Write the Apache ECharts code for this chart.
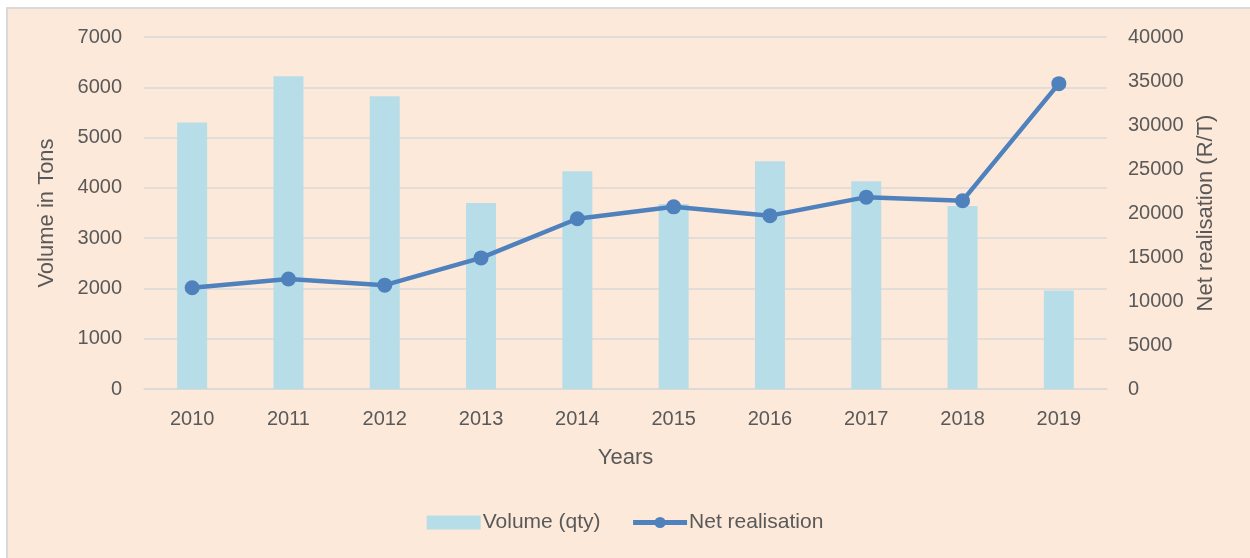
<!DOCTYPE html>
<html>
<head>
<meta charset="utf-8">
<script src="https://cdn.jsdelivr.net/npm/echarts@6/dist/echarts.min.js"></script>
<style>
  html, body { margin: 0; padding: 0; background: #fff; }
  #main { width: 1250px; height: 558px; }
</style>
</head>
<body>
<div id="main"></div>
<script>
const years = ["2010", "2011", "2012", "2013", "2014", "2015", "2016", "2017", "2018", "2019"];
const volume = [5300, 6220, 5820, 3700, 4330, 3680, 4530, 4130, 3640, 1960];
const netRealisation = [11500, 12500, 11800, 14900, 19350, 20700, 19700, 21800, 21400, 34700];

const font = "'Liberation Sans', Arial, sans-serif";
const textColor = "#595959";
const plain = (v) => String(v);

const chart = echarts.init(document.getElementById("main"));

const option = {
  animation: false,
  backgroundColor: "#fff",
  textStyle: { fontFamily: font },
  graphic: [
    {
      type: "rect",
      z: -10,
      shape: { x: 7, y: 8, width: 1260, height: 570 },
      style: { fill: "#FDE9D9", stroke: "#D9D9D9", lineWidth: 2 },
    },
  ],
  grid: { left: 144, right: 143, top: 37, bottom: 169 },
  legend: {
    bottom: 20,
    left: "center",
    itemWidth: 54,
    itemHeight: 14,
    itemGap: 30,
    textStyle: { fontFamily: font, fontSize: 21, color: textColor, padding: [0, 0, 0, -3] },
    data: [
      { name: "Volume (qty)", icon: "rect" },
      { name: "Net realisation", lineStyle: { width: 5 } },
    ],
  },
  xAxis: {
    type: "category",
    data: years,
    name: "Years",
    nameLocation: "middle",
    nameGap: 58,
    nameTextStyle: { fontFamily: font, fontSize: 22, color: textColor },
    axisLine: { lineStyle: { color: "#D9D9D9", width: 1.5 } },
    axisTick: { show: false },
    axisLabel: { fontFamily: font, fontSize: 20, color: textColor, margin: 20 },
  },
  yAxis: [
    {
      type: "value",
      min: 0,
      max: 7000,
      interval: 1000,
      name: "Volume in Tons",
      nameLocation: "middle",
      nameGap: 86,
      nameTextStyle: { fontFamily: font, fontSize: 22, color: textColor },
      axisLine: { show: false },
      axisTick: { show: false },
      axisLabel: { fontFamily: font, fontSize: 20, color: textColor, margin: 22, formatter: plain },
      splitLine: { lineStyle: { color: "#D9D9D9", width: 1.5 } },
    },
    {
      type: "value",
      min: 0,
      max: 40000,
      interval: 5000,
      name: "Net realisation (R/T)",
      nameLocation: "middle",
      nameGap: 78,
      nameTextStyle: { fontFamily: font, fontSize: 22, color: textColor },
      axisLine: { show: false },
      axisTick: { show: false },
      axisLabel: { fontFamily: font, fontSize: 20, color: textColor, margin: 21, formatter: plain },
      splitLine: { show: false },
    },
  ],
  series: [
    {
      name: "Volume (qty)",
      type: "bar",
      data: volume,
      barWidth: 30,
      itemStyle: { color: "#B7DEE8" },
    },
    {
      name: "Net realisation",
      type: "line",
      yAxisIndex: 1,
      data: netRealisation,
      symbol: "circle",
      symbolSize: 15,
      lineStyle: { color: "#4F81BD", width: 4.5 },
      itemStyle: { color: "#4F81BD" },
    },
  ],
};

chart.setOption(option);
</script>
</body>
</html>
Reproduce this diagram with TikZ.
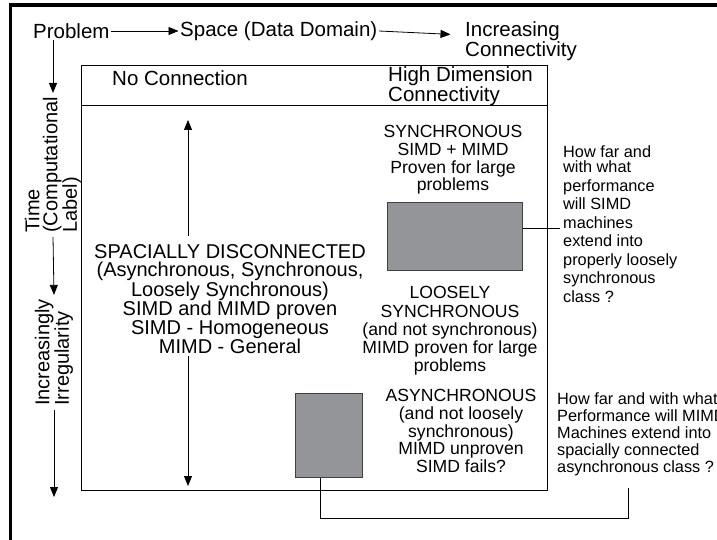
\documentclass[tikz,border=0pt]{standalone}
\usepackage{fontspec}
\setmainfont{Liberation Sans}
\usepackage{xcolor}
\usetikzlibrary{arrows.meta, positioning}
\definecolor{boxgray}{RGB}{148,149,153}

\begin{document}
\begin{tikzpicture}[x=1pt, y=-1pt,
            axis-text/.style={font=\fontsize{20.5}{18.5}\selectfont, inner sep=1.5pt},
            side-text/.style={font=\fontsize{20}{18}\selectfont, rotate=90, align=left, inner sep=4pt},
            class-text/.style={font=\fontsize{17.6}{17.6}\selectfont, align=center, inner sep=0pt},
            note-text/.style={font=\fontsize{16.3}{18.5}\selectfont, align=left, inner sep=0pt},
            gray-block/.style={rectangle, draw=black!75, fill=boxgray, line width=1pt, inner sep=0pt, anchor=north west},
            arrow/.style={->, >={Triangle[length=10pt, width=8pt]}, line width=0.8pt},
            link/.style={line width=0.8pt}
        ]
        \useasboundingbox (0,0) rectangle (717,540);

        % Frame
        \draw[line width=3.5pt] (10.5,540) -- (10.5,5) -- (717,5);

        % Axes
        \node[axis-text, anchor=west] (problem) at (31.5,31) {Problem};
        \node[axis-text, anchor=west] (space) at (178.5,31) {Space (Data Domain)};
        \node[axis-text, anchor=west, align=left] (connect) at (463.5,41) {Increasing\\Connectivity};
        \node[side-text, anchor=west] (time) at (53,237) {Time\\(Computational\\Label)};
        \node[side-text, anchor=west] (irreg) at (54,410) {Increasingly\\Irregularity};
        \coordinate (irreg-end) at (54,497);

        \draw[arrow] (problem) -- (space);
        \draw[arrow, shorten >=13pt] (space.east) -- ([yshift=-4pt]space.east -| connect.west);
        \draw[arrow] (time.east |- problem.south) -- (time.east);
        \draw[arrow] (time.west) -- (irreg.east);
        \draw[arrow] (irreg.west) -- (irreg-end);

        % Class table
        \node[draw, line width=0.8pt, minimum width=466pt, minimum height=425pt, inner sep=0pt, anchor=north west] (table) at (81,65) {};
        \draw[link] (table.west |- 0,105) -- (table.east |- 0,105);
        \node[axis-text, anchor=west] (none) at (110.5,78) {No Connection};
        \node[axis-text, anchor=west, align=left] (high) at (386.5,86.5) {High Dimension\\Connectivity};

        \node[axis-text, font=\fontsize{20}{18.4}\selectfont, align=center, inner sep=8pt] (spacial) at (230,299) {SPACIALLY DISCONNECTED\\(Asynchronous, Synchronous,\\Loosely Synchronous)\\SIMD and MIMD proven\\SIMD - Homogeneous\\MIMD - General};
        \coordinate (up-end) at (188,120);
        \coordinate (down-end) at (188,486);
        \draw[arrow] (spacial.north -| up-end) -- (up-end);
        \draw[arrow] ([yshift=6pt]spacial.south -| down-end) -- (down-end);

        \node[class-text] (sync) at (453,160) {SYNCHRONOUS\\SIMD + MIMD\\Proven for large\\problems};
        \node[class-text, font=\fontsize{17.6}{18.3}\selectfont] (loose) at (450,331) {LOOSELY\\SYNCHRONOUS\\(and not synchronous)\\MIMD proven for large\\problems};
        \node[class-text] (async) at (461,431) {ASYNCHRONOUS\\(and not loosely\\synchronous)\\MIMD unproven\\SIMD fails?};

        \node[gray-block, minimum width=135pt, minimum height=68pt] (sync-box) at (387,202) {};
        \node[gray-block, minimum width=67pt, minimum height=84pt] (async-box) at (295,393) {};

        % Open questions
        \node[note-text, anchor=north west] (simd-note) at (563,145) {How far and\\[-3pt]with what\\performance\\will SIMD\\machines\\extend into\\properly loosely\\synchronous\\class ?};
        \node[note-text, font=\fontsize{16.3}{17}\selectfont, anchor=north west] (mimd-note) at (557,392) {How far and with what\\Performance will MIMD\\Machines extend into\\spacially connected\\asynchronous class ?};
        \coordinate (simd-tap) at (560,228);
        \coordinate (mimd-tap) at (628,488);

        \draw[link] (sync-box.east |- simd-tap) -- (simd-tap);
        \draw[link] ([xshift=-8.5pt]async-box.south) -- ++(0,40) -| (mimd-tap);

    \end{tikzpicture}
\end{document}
________
Check each line of the records above for "with", and copy those that have it.

* [Right answer]
Reproduce this diagram with TikZ.
        \node[note-text, anchor=north west] (simd-note) at (563,145) {How far and\\[-3pt]with what\\performance\\will SIMD\\machines\\extend into\\properly loosely\\synchronous\\class ?};
        \node[note-text, font=\fontsize{16.3}{17}\selectfont, anchor=north west] (mimd-note) at (557,392) {How far and with what\\Performance will MIMD\\Machines extend into\\spacially connected\\asynchronous class ?};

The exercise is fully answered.